How one Toronto writer got over the stereotypes and learned to love Vancouver
Claire was the first person I met when I moved to Toronto from Northern Ontario. We lived across the hall from each other in the basement of an all-girls residence at U of T. I still remember the first time she walked over from her room to introduce herself, the two of us wearing matching frosh week T-shirts with our favourite flared jeans, as was the style at the time. We quickly became friends, spending lazy afternoons lying around together binge watching Sex and the City DVDs when we should have been reading Foucault
Claire was from Vancouver and, in my coming-of-age quest to form a new identity as a big-city sophisticate (basically, everything I was not), I followed the lead of my newfound GTA-born friends and turned my nose up at her beautiful hometown. For reasons still not fully understood, any mention of Vancouver would elicit scoffs of contempt. These young over-achievers were on the track to make bank on Bay Street, not drift aimlessly as peace-and-love yogis with a fondness for grass. And as Toronto was now the centre of my universe, I blindly decided I had no use for leisurely pursuits like snowboarding, hiking and whatever other second-rate activities I imagined went down out there. “But the ocean! And the mountains!” Claire would protest, a valid statement that fell on deaf ears. I’ve since visited Vancouver a handful of times, most recently to visit my dear friend, who’s now a boss lawyer engaged to a wonderful man. Each time left me somewhat “meh” about the city. Before I went, I decided this visit would be different. I would really embrace the mountains and the ocean, and the sort of laidback ’tude that I imagine goes along with B.C. life.
After stopping at the original Lululemon store, my first activity to really get myself in the B.C. mindset was a yoga class at Semperviva studio in Kitsilano. It was everything my usual Nike-led high-intensity training is not, including terrifying. Freestyle hip stretches and rotations that “feel good” in a roomful of blissed out strangers had the equal and opposite intended affect on me. I eventually loosened up when our instructor, preaching from a candle-lit platform, announced that he was going to blow our minds. “You know what’s weird?” he asked. “We all have a face.” Right? (“But like, wouldn’t it be weirder if I didn’t have a face?” I wondered.)

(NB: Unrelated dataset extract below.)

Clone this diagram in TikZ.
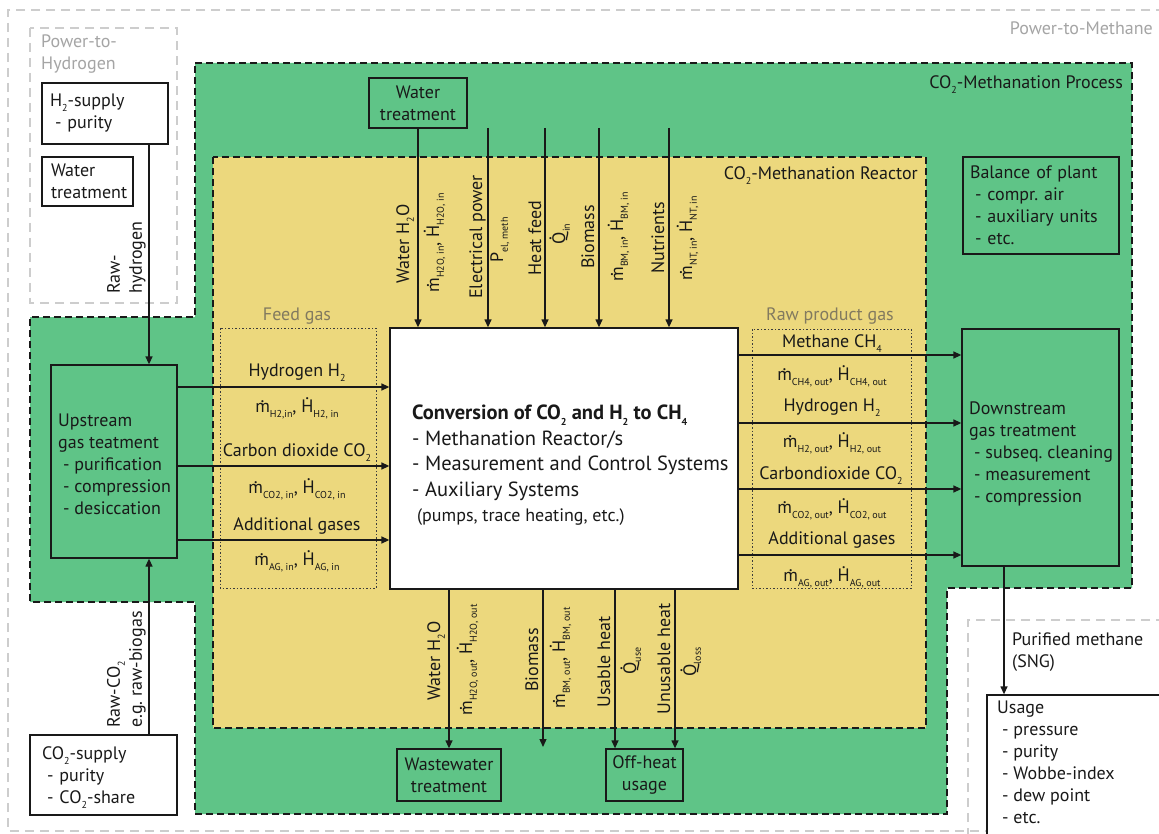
\documentclass[tikz,border=0pt]{standalone}
\usepackage{fontspec}
\setmainfont{PT Sans}
\usetikzlibrary{arrows.meta}
\definecolor{procg}{RGB}{95,196,135}
\definecolor{reacy}{RGB}{236,216,125}
\definecolor{lgray}{RGB}{205,205,205}
\definecolor{tgray}{RGB}{165,165,165}
\definecolor{featc}{RGB}{130,122,95}
\definecolor{ink}{RGB}{25,25,25}
\hyphenpenalty=10000
\exhyphenpenalty=10000
\frenchspacing
\newcommand\sub[1]{\raisebox{-0.27em}[0.4em][0pt]{\fontsize{10}{10}\selectfont #1}}
\newcommand\dotac[1]{\leavevmode\setbox0\hbox{#1}\ooalign{#1\cr\hidewidth\raisebox{\dimexpr\ht0+0.05em\relax}[0pt][0pt]{.}\hidewidth\cr}}
\newcommand\mf[2]{\dotac{m}\sub{#1}, \dotac{H}\sub{#2}}
\newcommand\li[1]{\hspace*{5pt}\mbox{- #1}}
\begin{document}
\begin{tikzpicture}[x=1pt,y=-1pt,
  font=\fontsize{18}{22}\selectfont, text=ink,
  box/.style={draw=ink, line width=1.3pt, inner sep=0pt},
  gbox/.style={box, fill=procg},
  wbox/.style={box, fill=white},
  arr/.style={draw=ink, line width=1.3pt, -{Triangle[length=8pt,width=7pt]}},
  region/.style={draw=ink, line width=1.6pt, dash pattern=on 7pt off 4pt},
  gregion/.style={draw=lgray, line width=1.2pt, dash pattern=on 9pt off 6pt},
  dotbox/.style={draw=ink!85, line width=0.7pt, dash pattern=on 1.5pt off 2pt},
  vl/.style={rotate=90, anchor=base, inner sep=0pt},
  hl/.style={inner sep=0pt},
  ttl/.style={inner sep=0pt}]
\useasboundingbox (0,0) rectangle (1159,834);
\fill[white] (0,0) rectangle (1159,834);

% outer grey regions
\draw[gregion] (1165,10) -- (8,10) -- (8,831) -- (1165,831);
\draw[gregion] (30,28) rectangle (177,303);
\draw[gregion] (1165,620) -- (968,620) -- (968,840);

% process region
\path[region, fill=procg] (195,63) -- (1132,63) -- (1132,588) -- (947,588) -- (947,814) -- (195,814) -- (195,602) -- (30,602) -- (30,317) -- (195,317) -- cycle;
% reactor region
\path[region, fill=reacy] (213,157) rectangle (926,728);

% dotted gas boxes
\draw[dotbox] (220,328) rectangle (376,588);
\draw[dotbox] (752,329) rectangle (911,588);

% region labels
\node[ttl, text=tgray, anchor=east] (lptm) at (1153,28) {Power-to-Methane};
\node[ttl, text=tgray, anchor=west, align=left] (lpth) at (41,54) {Power-to-\\Hydrogen};
\node[ttl, anchor=east] (lproc) at (1123,82) {CO\sub{2}-Methanation Process};
\node[ttl, anchor=east] (lreac) at (918,173) {CO\sub{2}-Methanation Reactor};
\node[ttl, text=featc] (lfeed) at (297,316) {Feed gas};
\node[ttl, text=featc] (lraw) at (830,316) {Raw product gas};

% boxes
\node[wbox, minimum width=126, minimum height=61, text width=110, align=left] (h2s) at (105,113.5) {H\sub{2}-supply\\\li{purity}};
\node[wbox, minimum width=91, minimum height=49, text width=73, align=left] (wt1) at (87.5,181.5) {Water\\treatment};
\node[gbox, minimum width=98, minimum height=50, align=center] (wt2) at (418,103) {Water\\treatment};
\node[gbox, minimum width=126, minimum height=193] (up) at (114,461.5) {};
\node[ttl, anchor=north west, align=left] (upt) at (58,414) {Upstream\\gas teatment\\\li{purification}\\\li{compression}\\\li{desiccation}};
\node[wbox, minimum width=147, minimum height=80, text width=123, align=left] (co2s) at (103.5,775) {CO\sub{2}-supply\\\li{purity}\\\li{CO\sub{2}-share}};
\node[wbox, minimum width=348, minimum height=261] (conv) at (564,458.5) {};
\node[ttl, anchor=north west, align=left, font=\fontsize{20.5}{25.5}\selectfont] (convt) at (412,405) {\textbf{Conversion of CO\sub{2} and H\sub{2} to CH\sub{4}}\\- Methanation Reactor/s\\- Measurement and Control Systems\\- Auxiliary Systems\\\hspace*{5pt}{\fontsize{18}{25.5}\selectfont(pumps, trace heating, etc.)}};
\node[gbox, minimum width=156, minimum height=97, text width=142, align=left] (bop) at (1041,205.5) {Balance of plant\\\li{compr. air}\\\li{auxiliary units}\\\li{etc.}};
\node[gbox, minimum width=157, minimum height=237] (ds) at (1040.5,447.5) {};
\node[ttl, anchor=north west, align=left] (dst) at (969,402) {Downstream\\gas treatment\\\li{subseq. cleaning}\\\li{measurement}\\\li{compression}};
\node[gbox, minimum width=104, minimum height=52, align=center] (ww) at (449,775) {Wastewater\\treatment};
\node[gbox, minimum width=77, minimum height=52, align=center] (oh) at (644.5,775) {Off-heat\\usage};
\node[wbox, minimum width=183, minimum height=145] (usage) at (1078.5,767.5) {};
\node[ttl, anchor=north west, align=left] (uset) at (997,701) {Usage\\\li{pressure}\\\li{purity}\\\li{Wobbe-index}\\\li{dew point}\\\li{etc.}};

% supply connectors
\draw[arr] (h2s.south -| 149,0) -- (up.north -| 149,0);
\node[ttl, rotate=90, anchor=south west, align=left] (lrh) at (146,294) {Raw-\\hydrogen};
\draw[arr] (co2s.north -| 149,0) -- (up.south -| 149,0);
\node[ttl, rotate=90, anchor=south west, align=left] (lrc) at (146,728) {Raw-CO\sub{2}\\e.g. raw-biogas};

% top inputs
\coordinate (ein) at (488,128);
\coordinate (hin) at (545,128);
\coordinate (bin) at (599,128);
\coordinate (nin) at (669,128);
\draw[arr] (wt2.south) -- (conv.north -| wt2.south);
\draw[arr] (ein) -- (conv.north -| ein);
\draw[arr] (hin) -- (conv.north -| hin);
\draw[arr] (bin) -- (conv.north -| bin);
\draw[arr] (nin) -- (conv.north -| nin);
\node[vl] (t1) at (409,244) {Water H\sub{2}O};
\node[vl] (t2) at (439,243) {\mf{H2O, in}{H2O, in}};
\node[vl] (t3) at (482,237) {Electrical power};
\node[vl] (t4) at (503,240) {P\sub{el, meth}};
\node[vl] (t5) at (541,238) {Heat feed};
\node[vl] (t6) at (565,234) {\dotac{Q}\sub{in}};
\node[vl] (t7) at (594,237) {Biomass};
\node[vl] (t8) at (623,237) {\mf{BM, in}{BM, in}};
\node[vl] (t9) at (664,238) {Nutrients};
\node[vl] (t10) at (692,238) {\mf{NT, in}{NT, in}};

% feed gases
\draw[arr] (up.east |- 0,387) -- (conv.west |- 0,387);
\draw[arr] (up.east |- 0,466) -- (conv.west |- 0,466);
\draw[arr] (up.east |- 0,540) -- (conv.west |- 0,540);
\node[hl] (f1) at (297,372) {Hydrogen H\sub{2}};
\node[hl] (f2) at (297,408) {\mf{H2,in}{H2, in}};
\node[hl] (f3) at (297,450) {Carbon dioxide CO\sub{2}};
\node[hl] (f4) at (297,489) {\mf{CO2, in}{CO2, in}};
\node[hl] (f5) at (297,526) {Additional gases};
\node[hl] (f6) at (297,561) {\mf{AG, in}{AG, in}};

% product gases
\draw[arr] (conv.east |- 0,355) -- (ds.west |- 0,355);
\draw[arr] (conv.east |- 0,423) -- (ds.west |- 0,423);
\draw[arr] (conv.east |- 0,489) -- (ds.west |- 0,489);
\draw[arr] (conv.east |- 0,555) -- (ds.west |- 0,555);
\node[hl] (p1) at (832,341) {Methane CH\sub{4}};
\node[hl] (p2) at (832,376) {\mf{CH4, out}{CH4, out}};
\node[hl] (p3) at (832,407) {Hydrogen H\sub{2}};
\node[hl] (p4) at (832,443) {\mf{H2, out}{H2, out}};
\node[hl] (p5) at (831,473) {Carbondioxide CO\sub{2}};
\node[hl] (p6) at (832,509) {\mf{CO2, out}{CO2, out}};
\node[hl] (p7) at (832,540) {Additional gases};
\node[hl] (p8) at (832,577) {\mf{AG, out}{AG, out}};

% outputs
\coordinate (bmo) at (543,747);
\draw[arr] (conv.south -| ww.north) -- (ww.north);
\draw[arr] (conv.south -| bmo) -- (bmo);
\draw[arr] (conv.south -| 615,0) -- (oh.north -| 615,0);
\draw[arr] (conv.south -| 675,0) -- (oh.north -| 675,0);
\node[vl] (b1) at (440,661) {Water H\sub{2}O};
\node[vl] (b2) at (472,660) {\mf{H2O, out}{H2O, out}};
\node[vl] (b3) at (538,660) {Biomass};
\node[vl] (b4) at (565,658) {\mf{BM, out}{BM, out}};
\node[vl] (b5) at (610,662) {Usable heat};
\node[vl] (b6) at (636,661) {\dotac{Q}\sub{use}};
\node[vl] (b7) at (670,659) {Unusable heat};
\node[vl] (b8) at (696,662) {\dotac{Q}\sub{loss}};

% product to usage
\draw[arr] (ds.south -| 1004,0) -- (usage.north -| 1004,0);
\node[ttl, anchor=west, align=left] (lpm) at (1012,652) {Purified methane\\(SNG)};
\end{tikzpicture}
\end{document}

After 90 minutes of yogi zen, I took myself for a stroll along Fourth Avenue to look for the greenest cold-pressed juice I could find, winding up at Glory Juice Co where I discovered a little glass vial of something called QuintEssential Bioterrain Restore. Described as raw, unheated ocean minerals, no one really knew what it was for but I just had to try it, even if it meant paying $5 for 10 mL of ocean water (that’s two teaspoons!). This mystery liquid would come in handy as a restorative cure as, the next night, Claire took me to a party at an artists’ collective warehouse/studio on the city’s lower east side. When we arrived we were greeted in the parking lot by Daisy, the world’s largest solar-powered tricycle. Standing at least 20 feet tall with at 10-step ladder to climb into its carriage, Daisy looked like it had been to Burning Man and back, because it had. A corporate-sponsored, swagified Toronto fashion industry party this was not, and it was so much fun.
I was really starting to enjoy the Vancouver version of myself. Between a morning schvitz, a scenic stroll along the Seawall and the best sushi I’ve had outside of Tokyo, not even the never-ending rain could get me down. Who needs tiny, overpriced designer dives blasting ’90s hip hop so loud you can’t hear what your friends are saying? Packed-like-sardines streetcar commutes and hour-long line-ups for brunch? Not me. Perhaps the best indication that I was really feeling at peace was that I decided to meet up with two (yes, two) old flames for herbal tea while I was there, because #onelove. It was actually kind of nice and a little like the episode of Sex and the City when Miranda revisits her reformed cynic ex-boyfriend in Los Angeles—minus the eating disorder. They seemed, well, happy.
Back in Toronto, I quickly forgot all of the new habits I’d picked up on my West Coast getaway. I swapped my green juice for too much coffee and my all-night Burner parties for after-work catch-ups at trendy small-plates wine bars. All that time spent in the misty outdoors became a distant memory as I resumed my hurried lifestyle, leaving my yoga pants in the back of my closet. Still, I’ve held onto some of the B.C. lessons that I learned from Claire during the few years we spent together finding our way in a new city. Claire has always made a point of enjoying her life, whether that means going for a hike on Cypress Mountain (which we did once, me in my Converse All-Stars and her in proper hiking boots), taking the time to cook a delicious meal for friends or unapologetically indulging her penchant for sparkly gold shoes and sequined dresses. It turns out I can take or leave the mountains and the ocean, but a joie de vivre should follow you wherever you go.